Fatigue characteristics were predicted based on the material properties derived according to the porosity. The failure indicator applied was the Tsai–Hill 3D Transversely Isotropic [32], and the previous results of axial field strength, in-plane tensile strength, and transverse shear strength were applied as parameters at this time. The corresponding strain state was computed by the homogenization procedure and Pseudo grain stresses were computed for this stress state, according to the Voigt model. The Tsai–Hill 3D transverse isotropy criterion was calculated for these stresses, and the number of cycles was predicted as N. Damages from the macroscopic stress applied with the Tsai–Hill 3D Transverse Isotropic to fatigue loads are applied as follows:

$$\begin{array}{cc}\hfill f\left(N\right)& ={\displaystyle \frac{{\sigma }_{11}^2}{X^2\left(N\right)}}-{\displaystyle \frac{{\sigma }_{11}\left({\sigma }^{22}+{\sigma }^{33}\right)}{X^2\left(N\right)}} \hfill \\ \hfill & +{\displaystyle \frac{{\sigma }_{22}^2+{\sigma }_{33}^2}{Y^2\left(N\right)}}+\left({\displaystyle \frac{1}{X^2\left(N\right)}}-{\displaystyle \frac{2}{Y^2\left(N\right)}}\right){\sigma }_{22}{\sigma }_{33}\hfill \\ \hfill & +{\displaystyle \frac{{\sigma }_{12}^2+{\sigma }_{13}^2}{S^2\left(N\right)}}+\left({\displaystyle \frac{4}{Y^2\left(N\right)}}-{\displaystyle \frac{1}{X^2\left(N\right)}}\right){\sigma }_{23}^2\hfill \end{array}$$

(12)

Among the above equations, ${\sigma }_{ij}$ represents the stress amplitude components of the local axis system associated with each pseudo particle.

X(N), Y(N), and S(N) indicate the axial, in-plane, and shear stress fatigue strength at breakage for the number of cycle estimates considered.
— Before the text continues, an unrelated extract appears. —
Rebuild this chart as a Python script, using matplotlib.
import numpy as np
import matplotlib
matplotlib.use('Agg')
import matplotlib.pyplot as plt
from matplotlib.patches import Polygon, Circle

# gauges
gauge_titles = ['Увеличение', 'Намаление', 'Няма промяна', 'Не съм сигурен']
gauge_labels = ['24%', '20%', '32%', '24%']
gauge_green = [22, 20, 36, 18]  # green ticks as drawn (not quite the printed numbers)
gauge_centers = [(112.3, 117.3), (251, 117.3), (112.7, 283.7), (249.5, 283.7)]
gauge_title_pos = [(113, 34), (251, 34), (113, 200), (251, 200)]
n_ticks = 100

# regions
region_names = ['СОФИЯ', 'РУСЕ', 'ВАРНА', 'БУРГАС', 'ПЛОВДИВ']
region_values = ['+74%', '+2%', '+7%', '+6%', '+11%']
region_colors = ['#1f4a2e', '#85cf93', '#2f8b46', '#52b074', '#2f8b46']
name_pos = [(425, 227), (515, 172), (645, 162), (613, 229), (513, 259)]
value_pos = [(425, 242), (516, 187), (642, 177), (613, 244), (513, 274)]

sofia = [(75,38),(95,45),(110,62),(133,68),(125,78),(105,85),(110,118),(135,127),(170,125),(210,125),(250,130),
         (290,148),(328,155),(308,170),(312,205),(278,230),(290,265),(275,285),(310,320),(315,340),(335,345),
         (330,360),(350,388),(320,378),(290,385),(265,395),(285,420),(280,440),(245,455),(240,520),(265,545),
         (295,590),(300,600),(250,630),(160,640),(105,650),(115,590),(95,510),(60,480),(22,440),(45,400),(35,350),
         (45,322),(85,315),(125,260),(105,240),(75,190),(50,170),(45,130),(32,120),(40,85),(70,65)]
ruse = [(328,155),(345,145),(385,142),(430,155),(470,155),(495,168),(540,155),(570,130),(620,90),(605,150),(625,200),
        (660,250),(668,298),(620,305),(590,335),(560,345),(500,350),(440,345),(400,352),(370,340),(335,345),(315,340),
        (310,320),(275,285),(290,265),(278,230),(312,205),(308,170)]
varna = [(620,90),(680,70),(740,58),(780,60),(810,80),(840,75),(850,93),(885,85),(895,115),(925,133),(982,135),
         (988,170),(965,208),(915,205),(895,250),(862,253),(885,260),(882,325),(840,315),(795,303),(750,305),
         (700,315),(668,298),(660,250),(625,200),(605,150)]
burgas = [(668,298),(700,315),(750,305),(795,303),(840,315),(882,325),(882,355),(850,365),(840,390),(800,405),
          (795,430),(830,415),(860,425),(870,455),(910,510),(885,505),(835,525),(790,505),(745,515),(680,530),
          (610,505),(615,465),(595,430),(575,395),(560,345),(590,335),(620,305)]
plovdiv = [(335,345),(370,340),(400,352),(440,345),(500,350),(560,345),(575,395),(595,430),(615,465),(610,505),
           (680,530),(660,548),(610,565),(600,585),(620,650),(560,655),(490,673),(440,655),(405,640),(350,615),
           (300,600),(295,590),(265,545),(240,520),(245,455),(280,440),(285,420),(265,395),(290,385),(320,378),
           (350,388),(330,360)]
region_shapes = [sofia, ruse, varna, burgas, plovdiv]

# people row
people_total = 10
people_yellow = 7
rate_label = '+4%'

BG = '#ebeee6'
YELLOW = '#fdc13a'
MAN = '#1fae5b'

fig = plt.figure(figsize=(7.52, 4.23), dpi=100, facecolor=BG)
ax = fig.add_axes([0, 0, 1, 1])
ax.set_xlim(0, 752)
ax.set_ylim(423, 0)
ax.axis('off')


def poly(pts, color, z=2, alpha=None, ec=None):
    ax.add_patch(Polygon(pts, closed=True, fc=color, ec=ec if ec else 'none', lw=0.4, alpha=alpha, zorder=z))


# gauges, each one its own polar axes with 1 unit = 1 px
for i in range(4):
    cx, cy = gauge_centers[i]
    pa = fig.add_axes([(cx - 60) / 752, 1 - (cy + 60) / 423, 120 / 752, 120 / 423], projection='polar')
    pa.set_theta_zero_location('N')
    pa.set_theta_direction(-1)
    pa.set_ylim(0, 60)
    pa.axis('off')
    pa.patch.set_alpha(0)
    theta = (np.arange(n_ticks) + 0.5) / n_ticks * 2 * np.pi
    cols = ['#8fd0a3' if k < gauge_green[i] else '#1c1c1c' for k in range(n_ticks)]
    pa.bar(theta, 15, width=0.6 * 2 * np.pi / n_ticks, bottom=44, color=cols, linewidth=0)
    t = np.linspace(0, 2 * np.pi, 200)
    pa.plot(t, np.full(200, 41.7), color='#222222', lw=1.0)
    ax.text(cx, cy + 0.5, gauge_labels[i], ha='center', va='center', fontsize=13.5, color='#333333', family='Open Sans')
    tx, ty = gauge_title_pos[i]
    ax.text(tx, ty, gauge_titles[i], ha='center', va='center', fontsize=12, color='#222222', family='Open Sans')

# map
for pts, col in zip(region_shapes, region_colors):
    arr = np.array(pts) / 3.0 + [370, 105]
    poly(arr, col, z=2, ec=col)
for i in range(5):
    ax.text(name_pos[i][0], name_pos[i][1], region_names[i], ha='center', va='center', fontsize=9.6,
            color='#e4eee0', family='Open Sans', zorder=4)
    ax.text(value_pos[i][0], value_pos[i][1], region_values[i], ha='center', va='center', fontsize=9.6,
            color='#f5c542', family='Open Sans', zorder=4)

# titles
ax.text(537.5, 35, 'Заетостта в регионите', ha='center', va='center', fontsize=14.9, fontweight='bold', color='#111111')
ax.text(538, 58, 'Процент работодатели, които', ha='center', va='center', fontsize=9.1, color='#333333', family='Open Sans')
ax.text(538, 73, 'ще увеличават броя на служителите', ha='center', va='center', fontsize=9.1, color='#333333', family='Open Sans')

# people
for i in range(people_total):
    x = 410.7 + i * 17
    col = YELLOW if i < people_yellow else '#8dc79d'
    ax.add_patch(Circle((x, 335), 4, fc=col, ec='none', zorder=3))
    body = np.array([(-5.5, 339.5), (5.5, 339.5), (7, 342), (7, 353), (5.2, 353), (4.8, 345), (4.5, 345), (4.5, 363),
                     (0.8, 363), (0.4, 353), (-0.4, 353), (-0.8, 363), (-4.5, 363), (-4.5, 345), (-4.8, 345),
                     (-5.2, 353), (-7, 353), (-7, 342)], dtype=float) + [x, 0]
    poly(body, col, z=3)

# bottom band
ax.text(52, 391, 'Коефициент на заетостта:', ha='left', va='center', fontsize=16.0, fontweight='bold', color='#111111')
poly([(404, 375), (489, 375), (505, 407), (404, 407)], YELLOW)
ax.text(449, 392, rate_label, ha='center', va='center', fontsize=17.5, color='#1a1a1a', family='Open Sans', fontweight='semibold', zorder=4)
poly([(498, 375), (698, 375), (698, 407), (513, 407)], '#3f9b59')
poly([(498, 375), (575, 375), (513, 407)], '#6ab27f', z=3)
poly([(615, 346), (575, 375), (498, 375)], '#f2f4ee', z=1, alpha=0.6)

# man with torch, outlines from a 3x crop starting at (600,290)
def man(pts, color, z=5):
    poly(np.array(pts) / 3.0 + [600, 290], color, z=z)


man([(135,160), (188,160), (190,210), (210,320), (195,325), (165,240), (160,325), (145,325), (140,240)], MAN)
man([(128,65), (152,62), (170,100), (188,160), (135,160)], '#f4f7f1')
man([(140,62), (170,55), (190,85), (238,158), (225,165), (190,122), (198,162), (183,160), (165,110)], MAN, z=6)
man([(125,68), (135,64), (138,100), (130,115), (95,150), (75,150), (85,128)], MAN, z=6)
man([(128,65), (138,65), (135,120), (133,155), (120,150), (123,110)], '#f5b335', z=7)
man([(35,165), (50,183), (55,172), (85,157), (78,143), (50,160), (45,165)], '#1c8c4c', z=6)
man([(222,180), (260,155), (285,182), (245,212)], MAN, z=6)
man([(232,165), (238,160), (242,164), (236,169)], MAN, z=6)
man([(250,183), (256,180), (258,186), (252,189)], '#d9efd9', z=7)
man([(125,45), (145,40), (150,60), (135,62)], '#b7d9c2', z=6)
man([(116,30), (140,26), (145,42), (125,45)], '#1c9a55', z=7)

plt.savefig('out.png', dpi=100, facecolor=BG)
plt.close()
The average failure index of the composites level is calculated by the number of cycles considered, and this average is calculated according to the pseudo grain weights ($w_i$) that are considered as the direction tensor, as shown in the equation below:

$$f_{composite}\left(N\right)=\sum _{i=1}^n{w}_i{f}_i\left(N\right)$$

(13)

The critical cycle count Nc is calculated and determined through iterative calculation by changing the estimated cycle count N, as shown in the equation below:

$$f_{composite}\left(N_c\right)=1$$

(14)

The loading ratio R was applied to 0.5 by referring to references [13,33]. Figure 4 shows the results of N_c for S_max: the largest expected value of stress. Figure 5 and Figure 6 shows the results of N_c for S_a: stress amplitude. The analysis results in the following figures show that the more pores there are, the more vulnerable they are to fatigue, especially at a porosity of 2.5%.

5. Conclusions

In this paper, the nonlinear properties of lamina composites were modeled and analyzed to determine their physical properties and fatigue life reduction due to porosity. At this point, the MLT fracture condition based on continuum damage mechanics and the Tsai–Hill 3D Transversely Isotropic Failure Indicator were applied. Through this study, the following conclusions were reached.

According to the approach of this study, as the porosity increased by 1%, the rigidity decreased by 2% in the case of 0 degree lamination, by 3% at 45 degrees, and by 5% at 90 degrees.

At 0-degree lamination the strength reduced by 2%, at 45-degree stacking the reduction was 3%, at 90-degree stacking it was 5%, at 0-degree stacking it was 2%, at 45-degree stacking it was 3%, and at 90-degree stacking it was 5%, excluding initial error.

In the case of predicting fatigue life caused by pores, the drop in Smax was 0.5% as the porosity based on Nc 10⁵ increased, but a very high drop of 5% was confirmed when the porosity increased from 2% to 2.5%.

Compared to other studies [7,8,9,10,11,16,17,18,19], this study showed that the mechanical properties tend to deteriorate excessively as the number and size of voids increase, which also affects the prediction of fatigue life.

Further study is needed to model and predict the nonlinear properties of material damage more precisely. This will enable more accurate fatigue life predictions. Additionally, research is required to quantitatively evaluate the impact of porosity size, distribution, and shape on fatigue life. This will lead to a more systematic understanding and prediction of porosity.